I Am Golden
- Author: Eva Chen
- Illustrator: Sophie Diao
- Language: English
- Genre: Picture book
- Publisher: Feiwel & Friends/MacMillian Publisher
- Publication date: February 1, 2022
- Publication place: United States
- Pages: 40
- ISBN: 978-1-250-84205-3

= I Am Golden =

2022 children's book by Eva Chen and illustrated by Sophie Diao

I Am Golden is a children's picture book by Eva Chen and illustrated by Sophie Diao. It tells the story of Mei, the daughter of Chinese immigrants to New York, who is shown to be a bridge connecting her parents to their new home. The book was published on February 1, 2022, by Feiwel & Friends.

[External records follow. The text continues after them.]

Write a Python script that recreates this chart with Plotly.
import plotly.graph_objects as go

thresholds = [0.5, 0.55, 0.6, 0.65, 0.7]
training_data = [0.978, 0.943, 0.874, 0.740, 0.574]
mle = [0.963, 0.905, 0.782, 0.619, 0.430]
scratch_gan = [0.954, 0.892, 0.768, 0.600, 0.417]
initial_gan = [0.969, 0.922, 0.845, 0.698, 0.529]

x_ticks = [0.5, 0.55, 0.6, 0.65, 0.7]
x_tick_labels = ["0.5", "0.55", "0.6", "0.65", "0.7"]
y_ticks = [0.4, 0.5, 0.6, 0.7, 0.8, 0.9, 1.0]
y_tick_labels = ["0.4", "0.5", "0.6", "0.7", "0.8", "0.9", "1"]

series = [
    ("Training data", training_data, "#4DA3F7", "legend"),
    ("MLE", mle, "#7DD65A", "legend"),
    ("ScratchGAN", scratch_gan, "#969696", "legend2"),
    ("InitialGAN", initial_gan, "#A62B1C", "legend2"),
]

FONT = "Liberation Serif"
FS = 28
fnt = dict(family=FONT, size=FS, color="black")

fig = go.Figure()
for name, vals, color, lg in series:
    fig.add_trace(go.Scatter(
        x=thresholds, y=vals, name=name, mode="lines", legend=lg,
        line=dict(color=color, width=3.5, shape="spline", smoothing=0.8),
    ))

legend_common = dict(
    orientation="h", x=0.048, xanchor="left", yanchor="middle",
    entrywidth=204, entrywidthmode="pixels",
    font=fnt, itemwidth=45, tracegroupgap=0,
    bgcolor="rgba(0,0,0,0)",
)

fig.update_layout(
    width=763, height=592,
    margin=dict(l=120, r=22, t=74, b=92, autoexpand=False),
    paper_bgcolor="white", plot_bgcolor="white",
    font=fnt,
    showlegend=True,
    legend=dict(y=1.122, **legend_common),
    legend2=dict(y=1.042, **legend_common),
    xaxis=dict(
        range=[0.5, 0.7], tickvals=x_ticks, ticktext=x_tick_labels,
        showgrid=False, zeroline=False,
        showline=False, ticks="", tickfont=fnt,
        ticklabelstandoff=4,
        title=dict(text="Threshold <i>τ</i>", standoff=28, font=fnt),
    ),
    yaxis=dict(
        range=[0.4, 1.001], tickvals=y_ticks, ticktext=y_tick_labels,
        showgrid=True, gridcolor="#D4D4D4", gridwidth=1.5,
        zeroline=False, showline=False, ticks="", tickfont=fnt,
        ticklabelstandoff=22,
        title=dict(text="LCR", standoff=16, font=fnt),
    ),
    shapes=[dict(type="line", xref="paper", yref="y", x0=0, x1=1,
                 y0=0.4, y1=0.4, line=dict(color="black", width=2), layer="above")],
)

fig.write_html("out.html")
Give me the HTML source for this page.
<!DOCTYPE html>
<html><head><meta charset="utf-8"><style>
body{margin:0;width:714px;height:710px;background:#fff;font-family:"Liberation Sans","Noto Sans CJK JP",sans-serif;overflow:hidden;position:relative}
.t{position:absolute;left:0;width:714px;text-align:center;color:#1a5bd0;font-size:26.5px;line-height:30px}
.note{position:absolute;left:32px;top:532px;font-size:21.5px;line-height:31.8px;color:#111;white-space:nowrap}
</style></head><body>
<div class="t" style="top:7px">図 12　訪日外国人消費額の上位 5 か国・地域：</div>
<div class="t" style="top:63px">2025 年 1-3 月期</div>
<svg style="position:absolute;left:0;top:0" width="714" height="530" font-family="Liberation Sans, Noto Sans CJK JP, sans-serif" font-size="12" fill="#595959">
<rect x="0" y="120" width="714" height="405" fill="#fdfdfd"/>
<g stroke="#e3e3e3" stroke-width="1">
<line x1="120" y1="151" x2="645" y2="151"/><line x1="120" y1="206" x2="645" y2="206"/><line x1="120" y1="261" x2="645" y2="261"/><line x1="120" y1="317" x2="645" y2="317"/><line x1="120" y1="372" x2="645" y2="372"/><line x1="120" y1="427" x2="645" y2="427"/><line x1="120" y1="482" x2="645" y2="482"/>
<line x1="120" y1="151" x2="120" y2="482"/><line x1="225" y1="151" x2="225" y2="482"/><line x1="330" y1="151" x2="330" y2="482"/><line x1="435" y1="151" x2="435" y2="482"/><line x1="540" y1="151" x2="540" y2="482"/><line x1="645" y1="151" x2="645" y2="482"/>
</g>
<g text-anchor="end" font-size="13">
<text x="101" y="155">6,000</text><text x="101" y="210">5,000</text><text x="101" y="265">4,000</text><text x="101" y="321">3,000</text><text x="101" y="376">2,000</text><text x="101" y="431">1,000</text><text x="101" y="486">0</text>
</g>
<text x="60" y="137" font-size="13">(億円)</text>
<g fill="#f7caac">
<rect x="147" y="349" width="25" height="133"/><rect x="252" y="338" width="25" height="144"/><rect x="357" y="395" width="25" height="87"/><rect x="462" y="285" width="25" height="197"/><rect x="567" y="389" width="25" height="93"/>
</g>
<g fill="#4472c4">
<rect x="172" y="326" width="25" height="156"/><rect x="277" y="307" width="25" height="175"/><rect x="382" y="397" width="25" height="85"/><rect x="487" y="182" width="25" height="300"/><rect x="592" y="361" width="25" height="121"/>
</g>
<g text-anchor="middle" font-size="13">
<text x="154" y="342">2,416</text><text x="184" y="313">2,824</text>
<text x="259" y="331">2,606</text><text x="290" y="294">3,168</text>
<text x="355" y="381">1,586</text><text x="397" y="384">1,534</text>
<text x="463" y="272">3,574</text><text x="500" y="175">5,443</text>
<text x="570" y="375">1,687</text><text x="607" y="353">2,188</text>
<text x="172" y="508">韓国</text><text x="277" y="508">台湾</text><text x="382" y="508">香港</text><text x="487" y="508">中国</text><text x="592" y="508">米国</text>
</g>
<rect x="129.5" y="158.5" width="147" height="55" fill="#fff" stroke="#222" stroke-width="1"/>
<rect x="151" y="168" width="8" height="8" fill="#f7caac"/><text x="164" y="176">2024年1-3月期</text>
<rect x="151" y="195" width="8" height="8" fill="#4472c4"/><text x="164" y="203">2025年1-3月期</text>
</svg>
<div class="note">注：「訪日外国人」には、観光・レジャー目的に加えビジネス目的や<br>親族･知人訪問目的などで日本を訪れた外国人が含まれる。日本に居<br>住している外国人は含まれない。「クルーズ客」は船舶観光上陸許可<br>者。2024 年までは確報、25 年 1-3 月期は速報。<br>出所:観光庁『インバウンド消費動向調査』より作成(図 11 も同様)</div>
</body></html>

This is the first time Chen and Diao, both daughters to Chinese immigrants, collaborated, with their book releasing at number 8 on The New York Times Best Seller list.

== Reception ==
Publishers Weekly called Chen's story a "richly metaphoric celebration of Chinese American identity". In their starred review, they also praised Diao's illustrations, noting it has "recognizably Chinese cues" which enriches the story of immigration and adaptation being told. Writing for The Booklist, Van McGary called it a "gorgeous picture book" that "exudes joy and celebration of identity". McGary praises the Diao's "rich tones and golden hues", as well as Chen's "lyrical writing", and expounds on the book's themes of self-love and identity.

Kirkus Reviews gave I Am Golden a starred review and praised the story and its morals. They commented on the second-person narrative, which "adds intimacy to the lyrical text" and called the book a "shining affirmation of Chinese American identity."